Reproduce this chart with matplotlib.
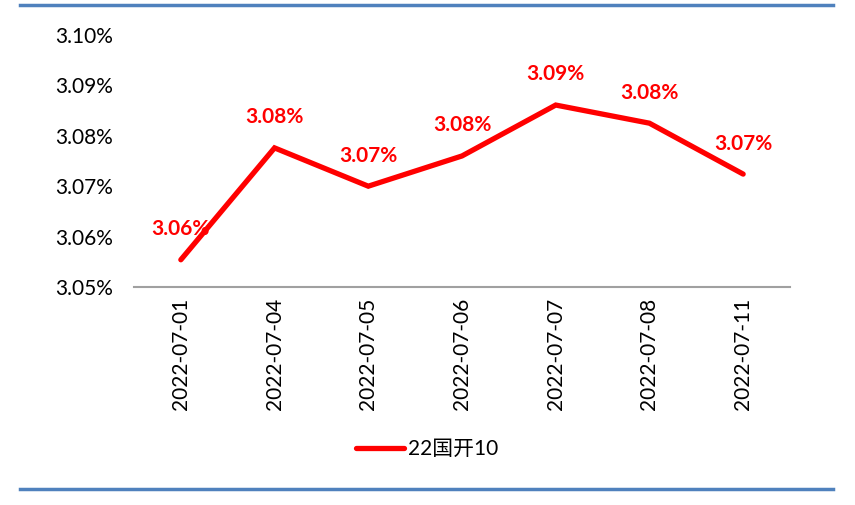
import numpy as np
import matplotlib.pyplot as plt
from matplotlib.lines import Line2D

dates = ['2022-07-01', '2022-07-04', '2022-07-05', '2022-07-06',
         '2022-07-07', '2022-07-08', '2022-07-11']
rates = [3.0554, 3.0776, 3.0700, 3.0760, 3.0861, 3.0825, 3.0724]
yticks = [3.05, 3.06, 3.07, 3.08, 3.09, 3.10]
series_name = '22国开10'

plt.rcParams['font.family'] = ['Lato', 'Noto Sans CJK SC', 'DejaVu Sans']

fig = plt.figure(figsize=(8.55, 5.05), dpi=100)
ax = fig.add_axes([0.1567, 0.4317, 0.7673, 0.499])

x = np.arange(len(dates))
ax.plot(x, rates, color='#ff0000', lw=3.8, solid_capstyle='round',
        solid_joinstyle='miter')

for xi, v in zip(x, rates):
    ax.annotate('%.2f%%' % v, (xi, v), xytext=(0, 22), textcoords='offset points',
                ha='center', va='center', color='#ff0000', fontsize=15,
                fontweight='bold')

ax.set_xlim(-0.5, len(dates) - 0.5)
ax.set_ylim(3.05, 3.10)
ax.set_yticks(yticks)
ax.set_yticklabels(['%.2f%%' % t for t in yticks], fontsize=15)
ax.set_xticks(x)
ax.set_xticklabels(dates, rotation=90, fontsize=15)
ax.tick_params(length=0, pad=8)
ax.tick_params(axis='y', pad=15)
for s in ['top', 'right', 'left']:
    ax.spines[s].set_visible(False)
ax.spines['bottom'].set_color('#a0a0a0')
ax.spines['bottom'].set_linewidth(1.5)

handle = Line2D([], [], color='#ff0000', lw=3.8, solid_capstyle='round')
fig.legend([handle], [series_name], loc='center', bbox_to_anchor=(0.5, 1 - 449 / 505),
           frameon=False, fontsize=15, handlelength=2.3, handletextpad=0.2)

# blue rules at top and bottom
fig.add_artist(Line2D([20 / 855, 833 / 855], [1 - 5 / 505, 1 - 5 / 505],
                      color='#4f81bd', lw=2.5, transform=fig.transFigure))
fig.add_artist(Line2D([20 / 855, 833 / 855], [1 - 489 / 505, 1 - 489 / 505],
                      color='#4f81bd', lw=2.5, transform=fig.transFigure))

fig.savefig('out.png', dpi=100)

-=-=-=-=-

Write out again exactly the lines from the start of the data above through the line containing "ax.spines['bottom'].set_linewidth(1.5)", inclusive, excluding any pictures.

*Response below*
Reproduce this chart with matplotlib.
import numpy as np
import matplotlib.pyplot as plt
from matplotlib.lines import Line2D

dates = ['2022-07-01', '2022-07-04', '2022-07-05', '2022-07-06',
         '2022-07-07', '2022-07-08', '2022-07-11']
rates = [3.0554, 3.0776, 3.0700, 3.0760, 3.0861, 3.0825, 3.0724]
yticks = [3.05, 3.06, 3.07, 3.08, 3.09, 3.10]
series_name = '22国开10'

plt.rcParams['font.family'] = ['Lato', 'Noto Sans CJK SC', 'DejaVu Sans']

fig = plt.figure(figsize=(8.55, 5.05), dpi=100)
ax = fig.add_axes([0.1567, 0.4317, 0.7673, 0.499])

x = np.arange(len(dates))
ax.plot(x, rates, color='#ff0000', lw=3.8, solid_capstyle='round',
        solid_joinstyle='miter')

for xi, v in zip(x, rates):
    ax.annotate('%.2f%%' % v, (xi, v), xytext=(0, 22), textcoords='offset points',
                ha='center', va='center', color='#ff0000', fontsize=15,
                fontweight='bold')

ax.set_xlim(-0.5, len(dates) - 0.5)
ax.set_ylim(3.05, 3.10)
ax.set_yticks(yticks)
ax.set_yticklabels(['%.2f%%' % t for t in yticks], fontsize=15)
ax.set_xticks(x)
ax.set_xticklabels(dates, rotation=90, fontsize=15)
ax.tick_params(length=0, pad=8)
ax.tick_params(axis='y', pad=15)
for s in ['top', 'right', 'left']:
    ax.spines[s].set_visible(False)
ax.spines['bottom'].set_color('#a0a0a0')
ax.spines['bottom'].set_linewidth(1.5)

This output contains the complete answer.